**What you have to do**
Print, word for word, every line from the beginning of the listing up to and including the line with "leftBandKs), zip(rightBandQ, rightBandKs)];". Pictures are to be excluded.

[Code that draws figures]
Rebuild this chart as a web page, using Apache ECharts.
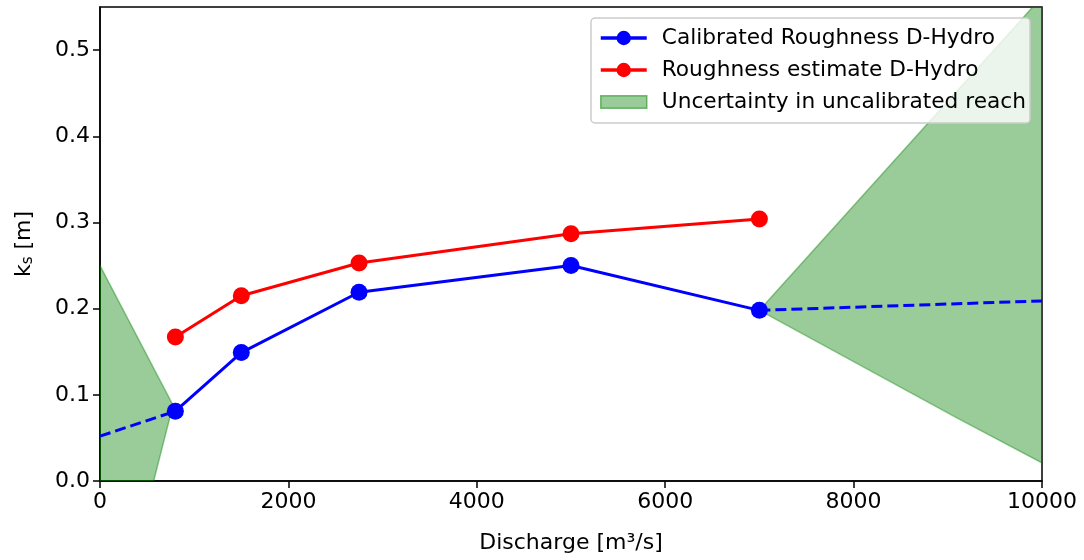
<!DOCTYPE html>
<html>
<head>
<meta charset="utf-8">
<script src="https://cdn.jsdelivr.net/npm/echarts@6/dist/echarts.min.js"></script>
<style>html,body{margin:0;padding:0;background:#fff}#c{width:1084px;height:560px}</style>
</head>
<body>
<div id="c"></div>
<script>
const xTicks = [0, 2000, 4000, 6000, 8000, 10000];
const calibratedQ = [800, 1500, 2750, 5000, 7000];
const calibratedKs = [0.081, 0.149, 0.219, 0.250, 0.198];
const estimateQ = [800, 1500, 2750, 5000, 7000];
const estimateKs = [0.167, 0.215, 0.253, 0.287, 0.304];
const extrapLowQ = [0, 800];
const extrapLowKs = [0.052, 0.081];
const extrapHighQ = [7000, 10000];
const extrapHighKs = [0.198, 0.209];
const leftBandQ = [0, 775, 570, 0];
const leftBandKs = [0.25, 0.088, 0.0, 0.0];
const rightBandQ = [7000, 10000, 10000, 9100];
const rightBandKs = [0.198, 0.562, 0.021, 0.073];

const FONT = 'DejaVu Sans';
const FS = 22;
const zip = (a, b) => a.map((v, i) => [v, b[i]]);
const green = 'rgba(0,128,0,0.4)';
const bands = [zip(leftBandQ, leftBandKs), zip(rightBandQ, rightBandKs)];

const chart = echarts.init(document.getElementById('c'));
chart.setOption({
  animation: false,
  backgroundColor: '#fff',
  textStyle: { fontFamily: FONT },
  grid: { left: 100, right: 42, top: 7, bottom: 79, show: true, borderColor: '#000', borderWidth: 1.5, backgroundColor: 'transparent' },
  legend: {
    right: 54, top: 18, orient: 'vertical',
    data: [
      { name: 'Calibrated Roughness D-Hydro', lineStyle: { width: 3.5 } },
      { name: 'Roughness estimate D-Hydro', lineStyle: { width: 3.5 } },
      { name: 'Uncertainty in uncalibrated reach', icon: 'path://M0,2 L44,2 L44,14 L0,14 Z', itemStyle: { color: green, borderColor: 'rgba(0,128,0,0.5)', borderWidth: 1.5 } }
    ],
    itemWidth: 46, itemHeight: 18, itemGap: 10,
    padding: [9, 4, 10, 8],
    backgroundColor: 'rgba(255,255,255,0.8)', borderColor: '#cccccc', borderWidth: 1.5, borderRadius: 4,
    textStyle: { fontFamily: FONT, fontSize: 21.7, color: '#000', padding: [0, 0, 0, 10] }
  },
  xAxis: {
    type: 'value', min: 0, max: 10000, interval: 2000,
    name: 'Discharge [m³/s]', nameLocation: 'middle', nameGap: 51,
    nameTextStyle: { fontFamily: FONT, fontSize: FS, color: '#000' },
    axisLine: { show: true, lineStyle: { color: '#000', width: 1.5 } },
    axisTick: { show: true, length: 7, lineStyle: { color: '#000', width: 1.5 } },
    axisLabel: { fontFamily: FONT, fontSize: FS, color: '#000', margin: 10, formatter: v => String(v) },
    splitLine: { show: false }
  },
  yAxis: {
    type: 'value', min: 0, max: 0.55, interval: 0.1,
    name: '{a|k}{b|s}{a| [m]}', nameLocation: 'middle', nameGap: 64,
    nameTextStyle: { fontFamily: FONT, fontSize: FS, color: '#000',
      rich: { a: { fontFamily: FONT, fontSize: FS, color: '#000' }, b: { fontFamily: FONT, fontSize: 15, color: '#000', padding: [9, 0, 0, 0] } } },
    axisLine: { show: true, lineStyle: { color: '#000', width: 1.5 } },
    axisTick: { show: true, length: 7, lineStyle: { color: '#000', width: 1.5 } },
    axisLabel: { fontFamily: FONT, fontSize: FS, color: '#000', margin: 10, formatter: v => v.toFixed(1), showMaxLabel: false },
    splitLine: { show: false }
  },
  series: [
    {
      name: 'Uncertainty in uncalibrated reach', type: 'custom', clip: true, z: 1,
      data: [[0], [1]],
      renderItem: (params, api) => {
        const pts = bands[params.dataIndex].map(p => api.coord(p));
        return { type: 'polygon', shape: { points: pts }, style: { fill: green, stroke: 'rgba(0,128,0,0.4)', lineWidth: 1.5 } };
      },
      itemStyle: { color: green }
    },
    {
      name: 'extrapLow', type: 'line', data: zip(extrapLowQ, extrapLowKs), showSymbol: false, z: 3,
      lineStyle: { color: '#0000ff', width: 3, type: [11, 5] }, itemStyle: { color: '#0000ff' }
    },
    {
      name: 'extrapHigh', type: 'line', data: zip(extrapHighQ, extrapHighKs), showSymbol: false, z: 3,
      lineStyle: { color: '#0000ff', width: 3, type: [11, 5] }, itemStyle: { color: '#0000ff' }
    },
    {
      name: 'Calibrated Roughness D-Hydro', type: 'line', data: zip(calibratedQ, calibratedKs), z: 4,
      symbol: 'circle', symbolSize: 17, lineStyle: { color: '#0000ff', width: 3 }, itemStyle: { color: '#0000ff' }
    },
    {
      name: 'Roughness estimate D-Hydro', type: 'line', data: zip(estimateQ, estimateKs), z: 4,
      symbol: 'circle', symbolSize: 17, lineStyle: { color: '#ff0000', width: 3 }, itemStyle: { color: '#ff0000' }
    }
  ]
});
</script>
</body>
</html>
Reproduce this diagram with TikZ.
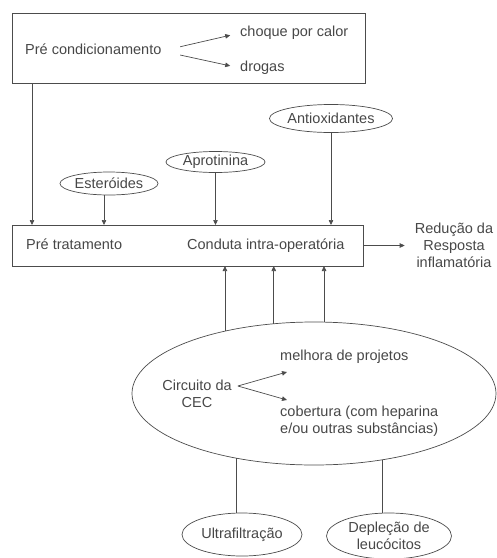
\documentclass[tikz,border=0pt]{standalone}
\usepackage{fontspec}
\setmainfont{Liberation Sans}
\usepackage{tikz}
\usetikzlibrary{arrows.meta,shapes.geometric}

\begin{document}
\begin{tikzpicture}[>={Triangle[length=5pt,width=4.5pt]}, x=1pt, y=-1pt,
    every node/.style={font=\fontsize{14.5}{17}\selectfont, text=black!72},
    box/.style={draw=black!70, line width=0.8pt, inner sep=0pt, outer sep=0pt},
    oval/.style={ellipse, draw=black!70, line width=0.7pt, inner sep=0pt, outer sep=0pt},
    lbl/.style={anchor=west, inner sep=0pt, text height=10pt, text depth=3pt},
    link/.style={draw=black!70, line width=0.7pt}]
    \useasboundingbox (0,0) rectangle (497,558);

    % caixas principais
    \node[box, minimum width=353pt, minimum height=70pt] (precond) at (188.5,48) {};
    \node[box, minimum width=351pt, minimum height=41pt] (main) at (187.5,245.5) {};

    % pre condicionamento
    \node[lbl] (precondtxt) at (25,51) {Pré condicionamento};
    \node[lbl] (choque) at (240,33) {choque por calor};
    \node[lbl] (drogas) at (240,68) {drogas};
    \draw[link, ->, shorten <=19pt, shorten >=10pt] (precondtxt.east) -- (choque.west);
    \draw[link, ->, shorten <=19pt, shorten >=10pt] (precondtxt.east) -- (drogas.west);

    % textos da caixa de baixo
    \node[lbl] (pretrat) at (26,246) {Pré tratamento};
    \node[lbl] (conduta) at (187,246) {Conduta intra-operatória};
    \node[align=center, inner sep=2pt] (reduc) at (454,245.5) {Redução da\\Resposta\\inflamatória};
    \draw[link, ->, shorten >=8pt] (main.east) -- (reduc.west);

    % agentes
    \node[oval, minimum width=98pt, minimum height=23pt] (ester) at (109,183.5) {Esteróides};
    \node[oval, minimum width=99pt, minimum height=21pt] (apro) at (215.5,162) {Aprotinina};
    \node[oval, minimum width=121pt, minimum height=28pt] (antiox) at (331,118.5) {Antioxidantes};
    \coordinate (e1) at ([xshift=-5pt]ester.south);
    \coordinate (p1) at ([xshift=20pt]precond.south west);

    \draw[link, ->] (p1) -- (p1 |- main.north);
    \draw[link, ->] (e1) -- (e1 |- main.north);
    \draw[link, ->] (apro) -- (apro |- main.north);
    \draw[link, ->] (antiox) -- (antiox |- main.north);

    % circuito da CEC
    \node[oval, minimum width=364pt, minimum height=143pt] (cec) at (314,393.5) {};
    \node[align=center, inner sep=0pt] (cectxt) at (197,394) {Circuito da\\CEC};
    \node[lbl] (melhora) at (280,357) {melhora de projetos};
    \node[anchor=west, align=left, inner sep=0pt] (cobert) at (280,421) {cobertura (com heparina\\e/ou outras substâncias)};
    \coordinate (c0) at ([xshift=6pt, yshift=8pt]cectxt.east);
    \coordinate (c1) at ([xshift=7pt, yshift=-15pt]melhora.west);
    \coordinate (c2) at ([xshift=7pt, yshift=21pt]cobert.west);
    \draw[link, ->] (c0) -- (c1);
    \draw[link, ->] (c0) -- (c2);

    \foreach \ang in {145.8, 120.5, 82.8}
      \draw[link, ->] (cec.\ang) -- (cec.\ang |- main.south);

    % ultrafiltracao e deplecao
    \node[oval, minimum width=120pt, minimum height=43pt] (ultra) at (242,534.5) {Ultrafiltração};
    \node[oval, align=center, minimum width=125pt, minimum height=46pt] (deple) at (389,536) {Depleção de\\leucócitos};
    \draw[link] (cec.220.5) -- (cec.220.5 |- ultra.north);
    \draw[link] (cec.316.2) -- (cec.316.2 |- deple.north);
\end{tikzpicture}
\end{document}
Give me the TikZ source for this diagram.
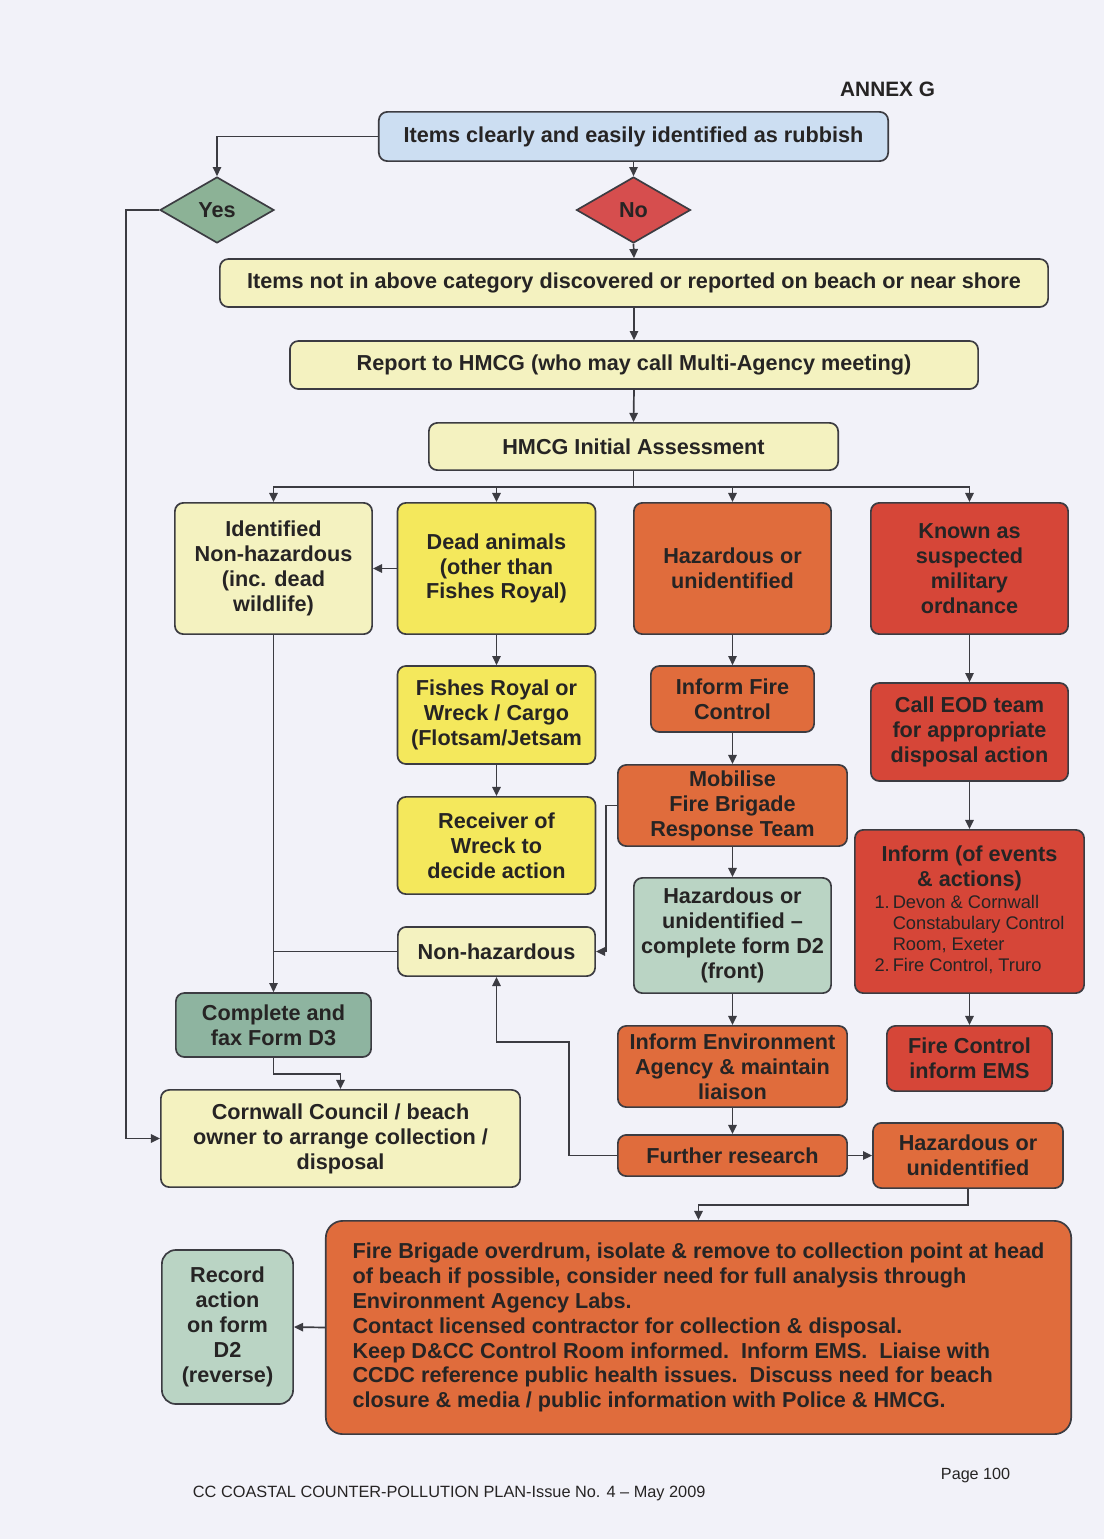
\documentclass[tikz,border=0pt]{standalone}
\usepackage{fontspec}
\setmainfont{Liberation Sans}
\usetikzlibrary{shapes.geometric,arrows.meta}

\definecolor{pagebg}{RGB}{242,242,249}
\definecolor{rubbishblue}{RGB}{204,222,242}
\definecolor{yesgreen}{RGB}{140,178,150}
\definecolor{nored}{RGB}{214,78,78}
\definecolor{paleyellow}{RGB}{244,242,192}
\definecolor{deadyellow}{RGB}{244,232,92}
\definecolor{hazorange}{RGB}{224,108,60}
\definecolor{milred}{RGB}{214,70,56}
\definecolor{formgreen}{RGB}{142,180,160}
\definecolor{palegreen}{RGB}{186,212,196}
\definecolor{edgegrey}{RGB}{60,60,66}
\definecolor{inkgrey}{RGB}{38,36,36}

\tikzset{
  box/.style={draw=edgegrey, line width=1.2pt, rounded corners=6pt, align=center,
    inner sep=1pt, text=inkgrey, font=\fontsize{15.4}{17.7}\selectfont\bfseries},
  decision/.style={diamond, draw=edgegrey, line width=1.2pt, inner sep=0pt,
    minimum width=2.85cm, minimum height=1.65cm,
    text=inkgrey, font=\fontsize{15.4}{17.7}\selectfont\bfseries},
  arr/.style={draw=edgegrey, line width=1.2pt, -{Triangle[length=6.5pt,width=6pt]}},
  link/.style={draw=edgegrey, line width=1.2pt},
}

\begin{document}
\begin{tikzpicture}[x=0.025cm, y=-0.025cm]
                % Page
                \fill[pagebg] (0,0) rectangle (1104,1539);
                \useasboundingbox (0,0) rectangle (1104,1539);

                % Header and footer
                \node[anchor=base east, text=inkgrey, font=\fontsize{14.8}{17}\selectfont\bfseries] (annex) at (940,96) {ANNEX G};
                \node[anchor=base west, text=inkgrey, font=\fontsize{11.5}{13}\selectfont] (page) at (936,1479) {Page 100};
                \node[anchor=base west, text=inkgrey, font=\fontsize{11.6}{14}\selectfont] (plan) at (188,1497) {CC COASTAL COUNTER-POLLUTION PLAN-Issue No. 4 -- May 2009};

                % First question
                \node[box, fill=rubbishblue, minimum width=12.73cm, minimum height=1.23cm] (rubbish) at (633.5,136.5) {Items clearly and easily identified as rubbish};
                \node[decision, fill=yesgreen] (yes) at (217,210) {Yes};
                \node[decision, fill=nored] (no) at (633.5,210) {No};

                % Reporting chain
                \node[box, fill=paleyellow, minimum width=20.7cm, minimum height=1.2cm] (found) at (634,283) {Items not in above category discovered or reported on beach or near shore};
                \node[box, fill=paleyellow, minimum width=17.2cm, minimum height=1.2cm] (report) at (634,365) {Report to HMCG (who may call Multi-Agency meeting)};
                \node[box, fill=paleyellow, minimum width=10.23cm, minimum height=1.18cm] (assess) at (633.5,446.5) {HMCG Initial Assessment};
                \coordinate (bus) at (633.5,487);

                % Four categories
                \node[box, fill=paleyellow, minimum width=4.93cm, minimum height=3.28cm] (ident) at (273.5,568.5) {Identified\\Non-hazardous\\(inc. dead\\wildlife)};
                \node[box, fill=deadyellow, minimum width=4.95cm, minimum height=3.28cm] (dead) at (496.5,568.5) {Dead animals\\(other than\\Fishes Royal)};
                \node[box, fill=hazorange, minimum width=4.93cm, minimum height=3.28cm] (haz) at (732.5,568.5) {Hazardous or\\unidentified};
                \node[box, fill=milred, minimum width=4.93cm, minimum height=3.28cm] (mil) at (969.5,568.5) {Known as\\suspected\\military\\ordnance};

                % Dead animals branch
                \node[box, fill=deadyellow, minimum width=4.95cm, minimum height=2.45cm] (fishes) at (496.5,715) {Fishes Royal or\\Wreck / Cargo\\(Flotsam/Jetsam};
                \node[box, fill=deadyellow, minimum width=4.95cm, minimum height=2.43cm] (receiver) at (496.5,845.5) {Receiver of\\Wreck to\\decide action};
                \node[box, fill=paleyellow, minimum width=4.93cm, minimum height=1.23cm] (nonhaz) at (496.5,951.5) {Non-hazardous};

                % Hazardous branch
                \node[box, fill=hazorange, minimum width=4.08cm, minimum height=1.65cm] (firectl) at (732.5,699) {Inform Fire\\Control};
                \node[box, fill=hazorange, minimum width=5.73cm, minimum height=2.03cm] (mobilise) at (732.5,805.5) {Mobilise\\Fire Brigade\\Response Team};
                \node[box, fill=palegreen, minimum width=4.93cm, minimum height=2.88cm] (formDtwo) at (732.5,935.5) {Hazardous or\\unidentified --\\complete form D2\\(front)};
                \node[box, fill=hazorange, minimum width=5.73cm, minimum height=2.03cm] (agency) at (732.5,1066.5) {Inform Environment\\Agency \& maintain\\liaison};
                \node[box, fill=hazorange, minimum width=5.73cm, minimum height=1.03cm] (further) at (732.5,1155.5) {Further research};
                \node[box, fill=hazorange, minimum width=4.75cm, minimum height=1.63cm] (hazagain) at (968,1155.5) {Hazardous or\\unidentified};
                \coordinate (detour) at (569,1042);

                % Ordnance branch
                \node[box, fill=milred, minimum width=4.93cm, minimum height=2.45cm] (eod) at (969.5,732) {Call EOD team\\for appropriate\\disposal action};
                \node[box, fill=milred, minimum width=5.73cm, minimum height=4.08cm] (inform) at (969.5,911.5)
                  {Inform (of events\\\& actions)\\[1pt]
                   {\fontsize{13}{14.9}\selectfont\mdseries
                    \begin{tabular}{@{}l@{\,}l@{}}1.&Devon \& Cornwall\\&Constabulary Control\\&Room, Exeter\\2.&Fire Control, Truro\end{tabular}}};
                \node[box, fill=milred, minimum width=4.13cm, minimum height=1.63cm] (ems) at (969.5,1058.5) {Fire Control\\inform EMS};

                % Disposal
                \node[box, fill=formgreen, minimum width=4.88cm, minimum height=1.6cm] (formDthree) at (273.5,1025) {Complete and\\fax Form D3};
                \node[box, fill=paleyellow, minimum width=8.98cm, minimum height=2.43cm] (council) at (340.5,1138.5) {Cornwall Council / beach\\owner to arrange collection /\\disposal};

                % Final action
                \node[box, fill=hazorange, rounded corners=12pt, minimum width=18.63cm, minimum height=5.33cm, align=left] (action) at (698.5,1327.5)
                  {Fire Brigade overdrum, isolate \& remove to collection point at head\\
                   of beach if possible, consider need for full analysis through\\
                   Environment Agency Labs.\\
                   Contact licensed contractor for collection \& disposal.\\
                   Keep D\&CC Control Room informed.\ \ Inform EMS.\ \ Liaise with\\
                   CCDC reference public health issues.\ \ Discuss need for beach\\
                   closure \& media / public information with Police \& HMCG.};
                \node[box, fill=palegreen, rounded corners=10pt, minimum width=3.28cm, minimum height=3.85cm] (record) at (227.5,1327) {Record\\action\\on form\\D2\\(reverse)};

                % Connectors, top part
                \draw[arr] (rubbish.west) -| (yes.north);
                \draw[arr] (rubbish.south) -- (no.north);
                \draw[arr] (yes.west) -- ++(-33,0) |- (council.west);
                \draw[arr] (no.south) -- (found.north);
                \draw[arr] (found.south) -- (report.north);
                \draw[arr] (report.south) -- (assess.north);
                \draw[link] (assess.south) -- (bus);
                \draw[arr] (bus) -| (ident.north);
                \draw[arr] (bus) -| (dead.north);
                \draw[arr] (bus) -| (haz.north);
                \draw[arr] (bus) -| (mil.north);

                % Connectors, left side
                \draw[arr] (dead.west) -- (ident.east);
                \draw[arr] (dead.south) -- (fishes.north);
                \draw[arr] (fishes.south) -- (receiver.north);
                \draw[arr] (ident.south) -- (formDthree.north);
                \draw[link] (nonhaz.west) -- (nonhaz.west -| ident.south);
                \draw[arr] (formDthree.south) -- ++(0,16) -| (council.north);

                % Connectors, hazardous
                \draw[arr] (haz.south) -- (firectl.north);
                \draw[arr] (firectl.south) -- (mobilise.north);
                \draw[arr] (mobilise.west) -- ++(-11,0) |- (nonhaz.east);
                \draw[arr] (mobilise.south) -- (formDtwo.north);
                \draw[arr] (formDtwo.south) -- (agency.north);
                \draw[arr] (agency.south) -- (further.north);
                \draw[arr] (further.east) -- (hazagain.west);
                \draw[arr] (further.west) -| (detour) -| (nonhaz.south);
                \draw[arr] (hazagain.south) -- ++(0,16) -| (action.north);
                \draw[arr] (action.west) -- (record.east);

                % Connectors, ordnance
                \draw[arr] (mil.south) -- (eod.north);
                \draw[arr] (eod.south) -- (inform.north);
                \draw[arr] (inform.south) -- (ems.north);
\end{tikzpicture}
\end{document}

**Expected answer**
Rebuild this chart as a web page, using Apache ECharts.
<!DOCTYPE html>
<html>
<head>
<meta charset="utf-8">
<script src="https://cdn.jsdelivr.net/npm/echarts@6/dist/echarts.min.js"></script>
<style>html,body{margin:0;padding:0;background:#fff}#c{width:1084px;height:560px}</style>
</head>
<body>
<div id="c"></div>
<script>
const xTicks = [0, 2000, 4000, 6000, 8000, 10000];
const calibratedQ = [800, 1500, 2750, 5000, 7000];
const calibratedKs = [0.081, 0.149, 0.219, 0.250, 0.198];
const estimateQ = [800, 1500, 2750, 5000, 7000];
const estimateKs = [0.167, 0.215, 0.253, 0.287, 0.304];
const extrapLowQ = [0, 800];
const extrapLowKs = [0.052, 0.081];
const extrapHighQ = [7000, 10000];
const extrapHighKs = [0.198, 0.209];
const leftBandQ = [0, 775, 570, 0];
const leftBandKs = [0.25, 0.088, 0.0, 0.0];
const rightBandQ = [7000, 10000, 10000, 9100];
const rightBandKs = [0.198, 0.562, 0.021, 0.073];

const FONT = 'DejaVu Sans';
const FS = 22;
const zip = (a, b) => a.map((v, i) => [v, b[i]]);
const green = 'rgba(0,128,0,0.4)';
const bands = [zip(leftBandQ, leftBandKs), zip(rightBandQ, rightBandKs)];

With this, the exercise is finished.